Gallacher: Was it hard to leave your country?
Wagner: Yes it was, because I come from a big traditional family. We are really united. So it was hard leaving not only my family but my country and my traditions and everything. The first year was very hard but that is normal for anybody. But after moving here it has been O.K. because I have had a good experience in this country. The good thing is I go back every summer and I spend the summer with my family. So it is not too bad.
Gallacher: Do you remember the day you left?
Wagner: I came on October 3rd 2000 because I was getting married the next day, but I got stuck in Miami in a storm. They closed the airport. (Laughs) I got married two days later when I finally got to my destination.

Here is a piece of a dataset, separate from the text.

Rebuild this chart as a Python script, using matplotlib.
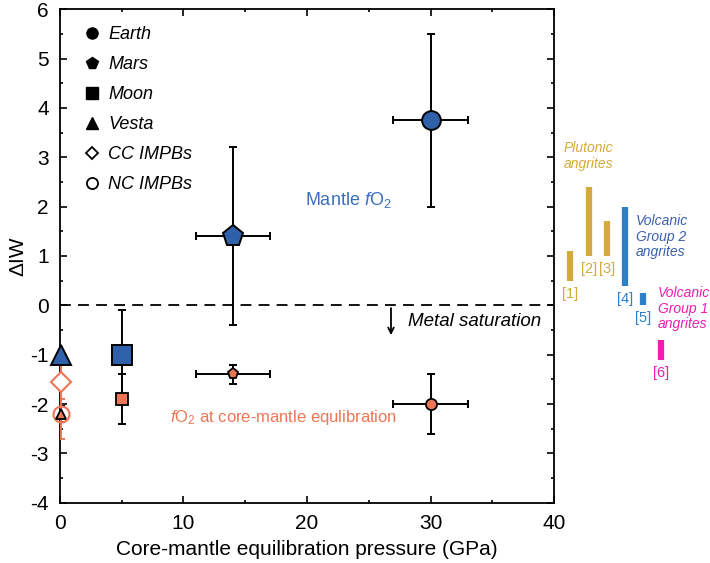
import matplotlib.pyplot as plt
from matplotlib.lines import Line2D

plt.rcParams['font.family'] = ['Liberation Sans', 'DejaVu Sans']
plt.rcParams['mathtext.fontset'] = 'custom'
plt.rcParams['mathtext.rm'] = 'Liberation Sans'
plt.rcParams['mathtext.it'] = 'Liberation Sans:italic'
plt.rcParams['axes.unicode_minus'] = False

# mantle fO2 of the bodies (blue)
bodies = ['Earth', 'Mars', 'Moon', 'Vesta']
body_markers = ['o', 'p', 's', '^']
mantle_p = [30, 14, 5, 0.1]
mantle_iw = [3.75, 1.4, -1.0, -1.0]
mantle_p_err = [3, 3, 0, 0]
mantle_iw_err = [1.75, 1.8, 0.9, 0]

# fO2 at core-mantle equilibration (orange)
cm_p = [30, 14, 5, 0.1]
cm_iw = [-2.0, -1.4, -1.9, -2.2]
cm_p_err = [3, 3, 0, 0]
cm_iw_err = [0.6, 0.2, 0.5, 0.17]

# iron meteorite parent bodies
impb_names = ['CC IMPBs', 'NC IMPBs']
impb_p = [0.1, 0.1]
impb_iw = [-1.55, -2.2]
impb_iw_err = [0.35, 0.5]

# angrite ranges shown right of the axes
angrite_labels = ['[1]', '[2]', '[3]', '[4]', '[5]', '[6]']
angrite_x = [41.3, 42.8, 44.3, 45.75, 47.2, 48.7]
angrite_lo = [0.5, 1.0, 1.0, 0.4, 0.0, -1.1]
angrite_hi = [1.1, 2.4, 1.7, 2.0, 0.25, -0.7]
angrite_group = [0, 0, 0, 1, 1, 2]

blue = '#2f61ab'
orange = '#ee7655'
gold = '#d4aa3a'
vblue = '#2f7fc8'
magenta = '#ee1cb0'
group_cols = [gold, vblue, magenta]

fig = plt.figure(figsize=(7.1, 5.63), dpi=100)
ax = fig.add_axes([0.0845, 0.1071, 0.6958, 0.8764])

ax.axhline(0, color='black', lw=1.3, dashes=(6, 4), zorder=1)

big = [13.5, 15.5, 14, 14]
small = [8, 8, 8.5, 7]
for i in range(4):
    ax.errorbar(mantle_p[i], mantle_iw[i], xerr=mantle_p_err[i] or None,
                yerr=mantle_iw_err[i] or None, fmt='none', ecolor='black',
                elinewidth=1.4, capsize=3, capthick=1.4, zorder=2)
    ax.errorbar(cm_p[i], cm_iw[i], xerr=cm_p_err[i] or None,
                yerr=cm_iw_err[i], fmt='none', ecolor='black',
                elinewidth=1.4, capsize=3, capthick=1.4, zorder=2)

for i in range(2):
    ax.errorbar(impb_p[i], impb_iw[i], yerr=impb_iw_err[i], fmt='none',
                ecolor=orange, elinewidth=1.4, capsize=3, capthick=1.4, zorder=3)
ax.plot(impb_p[1], impb_iw[1], 'o', ms=11.5, mfc='none', mec=orange, mew=1.5,
        zorder=4, clip_on=False)
ax.plot(impb_p[0], impb_iw[0], 'D', ms=10, mfc='white', mec=orange, mew=1.5,
        zorder=4, clip_on=False)

for i in range(4):
    ax.plot(mantle_p[i], mantle_iw[i], body_markers[i], ms=big[i], mfc=blue,
            mec='black', mew=1.4, zorder=5, clip_on=False)
    ax.plot(cm_p[i], cm_iw[i], body_markers[i], ms=small[i], mfc=orange,
            mec='black', mew=1.3, zorder=5, clip_on=False)

ax.annotate('', xy=(26.8, -0.66), xytext=(26.8, 0.0),
            arrowprops=dict(arrowstyle='->', color='black', lw=1.3))
ax.text(28.2, -0.33, 'Metal saturation', fontsize=13.5, style='italic', va='center')
ax.text(19.8, 2.13, r'Mantle $\mathit{f}\mathrm{O}_{2}$', fontsize=13, color='#3a6fc0',
        va='center')
ax.text(8.9, -2.28, r'$\mathit{f}\mathrm{O}_{2}$ at core-mantle equlibration', fontsize=12,
        color=orange, va='center')

for i in range(6):
    c = group_cols[angrite_group[i]]
    ax.plot([angrite_x[i], angrite_x[i]], [angrite_lo[i], angrite_hi[i]], color=c,
            lw=4.5, solid_capstyle='butt', clip_on=False)
    ax.text(angrite_x[i], angrite_lo[i] - 0.12, angrite_labels[i], color=c, fontsize=10.5,
            ha='center', va='top', clip_on=False)
ax.text(40.8, 3.03, 'Plutonic\nangrites', color=gold, fontsize=10, style='italic',
        va='center', linespacing=1.15)
ax.text(46.6, 1.39, 'Volcanic\nGroup 2\nangrites', color='#3a5fae', fontsize=10,
        style='italic', va='center', linespacing=1.15)
ax.text(48.4, -0.07, 'Volcanic\nGroup 1\nangrites', color=magenta, fontsize=10,
        style='italic', va='center', linespacing=1.15)

handles = [Line2D([], [], ls='none', marker=m, color='black', ms=8 if m != 'p' else 8.5)
           for m in body_markers]
handles += [Line2D([], [], ls='none', marker='D', mfc='white', mec='black', mew=1.3, ms=6),
            Line2D([], [], ls='none', marker='o', mfc='white', mec='black', mew=1.3, ms=8)]
leg = ax.legend(handles, bodies + impb_names, loc='upper left', frameon=False,
                prop={'style': 'italic', 'size': 13}, handletextpad=0.3,
                labelspacing=0.72, borderaxespad=0.3, handlelength=1.2,
                bbox_to_anchor=(0.017, 0.992))

ax.set_xlim(0, 40)
ax.set_ylim(-4, 6)
ax.set_xticks([0, 10, 20, 30, 40])
ax.set_xticks([5, 15, 25, 35], minor=True)
ax.set_yticks(range(-4, 7))
ax.set_yticks([y + 0.5 for y in range(-4, 6)], minor=True)
ax.tick_params(which='both', direction='in', top=True, right=True, labelsize=15, width=1.2)
ax.tick_params(which='major', length=5, pad=8)
ax.tick_params(which='minor', length=2.5)
for s in ax.spines.values():
    s.set_linewidth(1.3)
ax.set_xlabel('Core-mantle equilibration pressure (GPa)', fontsize=15, labelpad=5)
ax.set_ylabel('ΔIW', fontsize=15, labelpad=2)

fig.savefig('out.png', dpi=100)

If I had gotten married in my country I would have had to wait for a visa for at least five years, possibly 10. Luckily, I talked to some people who had this problem before I applied. I found out it is much easier to come as a fiancee than it is as a wife. So that is why I got married in the United States instead of Ecuador.
The immigration situation around the world is so complicated. There are many difficulties and so you are required to prove over and over that everything is legal and that you are not just getting married because you want to go to the U.S. It was sad for my family to not be able to participate in the wedding, but it was the best way to do it for everybody.
It is not easy to get a fiancee visa. The process actually requires a lot of documentation to prove that the relationship has been taking place over a period of time that is required. I believe it is two years prior to the marriage, and we had six years before we applied.
I am a person who is very detailed and keep papers in order. So I had all of my letters, photos and videos. It was easy for me to prove my relationship with my husband was true and normal.
Gallacher: When did you finally feel like you were a citizen of the United States?
Wagner: When I learned the language. Because when I came, I came prepared for the change. I knew it wouldn’t be easy. And I knew it would take time. I am a person who has patience like forever, for eternity. So it was not hard for me at all waiting for my immigration documents, waiting on the process. That was not a problem for me.
I felt a part of this country the moment I felt I could speak the language and get around on my own, and I did that in the shortest time that was possible.
Gallacher: Do you remember that day?
Wagner: Yes, it was when I got my first job. That was when I realized that I could do it. That was when I said to myself, “I can do it. I don’t have the perfect language but now I know the basics and I can speak with people. I can ask and respond. I will go day by day doing better.”
That is what I do. I try my best every day in everything I do. I knew that I could do it. I didn’t know when but I knew that it would happen.
Gallacher: What do you like best about the United States?
Wagner: Something that I like and I think most people who come here are looking for are the opportunities, for everybody who wants to take the chance and dreams of being successful. I like that this country has many big opportunities, for many people not just the citizens but for anyone who is well prepared.